When You Think It’s Right, It’s Always Wrong
By Octavio Ramos Jr.
Formed in 2017, Post Profit plays alternative rock with hard-driving guitar riffs, leanings that tap
into facets of hardcore, and overall a keen sense of groove that gives the sound a pop-like
sensibility without ever daring to take a step in that direction. The result is an accessible sound
that nevertheless retains its alternative vibe.
Upfront are the twin guitars of Matt Jackson and Nick Hawner, who also contribute vocals. The
guitar riffs are what really makes this unit groove, with sustained riffs complemented by some
superb hooks, straightforward leads, and even some interchanges that trade variations in
rhythms and hooks. It is a solid sound, not intricate but not simple, either. The vocals soar
above the guitars, with the backing vocals giving the leads a resonant quality.

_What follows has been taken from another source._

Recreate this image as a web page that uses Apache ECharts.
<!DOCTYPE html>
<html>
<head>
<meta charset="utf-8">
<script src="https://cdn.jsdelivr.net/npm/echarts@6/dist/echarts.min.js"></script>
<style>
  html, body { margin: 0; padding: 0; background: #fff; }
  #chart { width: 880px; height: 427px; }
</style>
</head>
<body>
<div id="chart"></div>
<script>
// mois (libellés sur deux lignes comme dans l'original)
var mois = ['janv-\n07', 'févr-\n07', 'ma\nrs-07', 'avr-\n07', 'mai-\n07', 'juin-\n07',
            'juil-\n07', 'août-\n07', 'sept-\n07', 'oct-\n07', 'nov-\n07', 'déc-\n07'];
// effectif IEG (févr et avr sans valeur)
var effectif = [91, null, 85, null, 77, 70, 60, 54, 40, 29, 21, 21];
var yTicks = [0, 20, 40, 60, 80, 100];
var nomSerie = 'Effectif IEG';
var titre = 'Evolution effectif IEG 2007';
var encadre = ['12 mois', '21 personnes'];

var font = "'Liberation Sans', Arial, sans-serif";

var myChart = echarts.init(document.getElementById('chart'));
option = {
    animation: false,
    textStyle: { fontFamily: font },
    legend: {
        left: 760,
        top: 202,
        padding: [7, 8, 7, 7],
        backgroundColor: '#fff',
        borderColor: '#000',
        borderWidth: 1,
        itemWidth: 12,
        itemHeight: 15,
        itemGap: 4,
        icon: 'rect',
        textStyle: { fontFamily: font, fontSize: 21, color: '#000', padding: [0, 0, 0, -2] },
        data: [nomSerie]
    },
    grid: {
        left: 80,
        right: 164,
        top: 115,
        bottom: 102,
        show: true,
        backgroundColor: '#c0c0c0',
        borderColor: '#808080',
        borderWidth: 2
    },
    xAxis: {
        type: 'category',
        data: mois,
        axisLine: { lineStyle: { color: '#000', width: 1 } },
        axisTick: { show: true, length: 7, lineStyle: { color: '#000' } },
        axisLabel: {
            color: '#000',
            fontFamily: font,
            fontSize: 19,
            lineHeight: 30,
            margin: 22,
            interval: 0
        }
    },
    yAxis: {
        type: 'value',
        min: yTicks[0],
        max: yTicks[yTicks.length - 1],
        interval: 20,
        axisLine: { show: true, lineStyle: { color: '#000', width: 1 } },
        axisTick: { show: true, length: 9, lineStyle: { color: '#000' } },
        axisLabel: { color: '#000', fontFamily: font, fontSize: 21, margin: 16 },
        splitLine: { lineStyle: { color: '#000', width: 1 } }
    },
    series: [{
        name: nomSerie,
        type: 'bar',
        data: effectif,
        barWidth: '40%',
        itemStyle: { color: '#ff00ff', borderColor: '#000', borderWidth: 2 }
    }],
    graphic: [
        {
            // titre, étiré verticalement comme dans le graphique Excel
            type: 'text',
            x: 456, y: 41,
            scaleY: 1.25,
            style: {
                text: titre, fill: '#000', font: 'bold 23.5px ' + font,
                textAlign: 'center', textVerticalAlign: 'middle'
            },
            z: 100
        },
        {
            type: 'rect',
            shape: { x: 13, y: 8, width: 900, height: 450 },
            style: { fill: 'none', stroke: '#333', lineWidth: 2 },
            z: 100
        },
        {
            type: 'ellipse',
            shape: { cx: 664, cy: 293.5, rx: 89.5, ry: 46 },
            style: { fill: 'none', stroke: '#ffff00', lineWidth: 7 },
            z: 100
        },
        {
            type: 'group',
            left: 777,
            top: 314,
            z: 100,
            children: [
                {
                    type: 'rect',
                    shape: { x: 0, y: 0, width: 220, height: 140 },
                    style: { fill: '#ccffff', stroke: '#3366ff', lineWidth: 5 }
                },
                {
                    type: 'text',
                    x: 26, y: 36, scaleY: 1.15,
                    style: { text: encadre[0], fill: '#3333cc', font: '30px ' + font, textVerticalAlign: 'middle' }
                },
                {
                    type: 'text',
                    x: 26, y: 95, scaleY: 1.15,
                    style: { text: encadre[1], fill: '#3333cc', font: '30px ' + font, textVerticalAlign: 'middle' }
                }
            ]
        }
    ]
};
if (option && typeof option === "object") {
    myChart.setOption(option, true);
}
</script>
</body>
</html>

The band’s rhythm section is designed to bolster the guitars, with bassist Jordan Conley more
often than not shadowing the guitars, although sometimes he takes the center of the musical
amalgamation, filling it while the guitars take opposing ends. Drummer Zach Hicks sets down a
variety of intriguing rhythms, giving each song a different underscore that hits the chest. Hicks
does not rely on rolls and fills but rather punctuates the guitars by staying in the background,
serving as its heart but not simply its pulse.
Standout tracks for me include “Same Sad Song,” with its driving guitar rhythms and backing
percussion; “Better Off,” with this modern sensibilities and its dreamy quality (is that a
Rush/Queensryche influence on here?); the emotionally laden “I Fall Apart,” a power ballad
with a modern approach (and a closing solo that smokes the frets); and “Mistakes and
Skeletons,” with its weird but catchy guitar and vocals that infuse some attitude into the lyrics.
Named ETX’s band of the year in 2018 and rock band of the year in 2019, Post Profit has the
chops to attract both old and new fans of the alternative rock genre, building on its foundation
and ensuring that rock and roll continues to thrive. Not relying on a wall of sound, the band
knows when to pull back and let silence work for them (listen to such moments on the title
track), a knowing wink to the musicianship behind these talented dudes.
Fans of bands like Highly Suspect, Royal Blood, and Nothing But Thieves already know about
Post Profit. Those sitting on the fence should give this one an ear.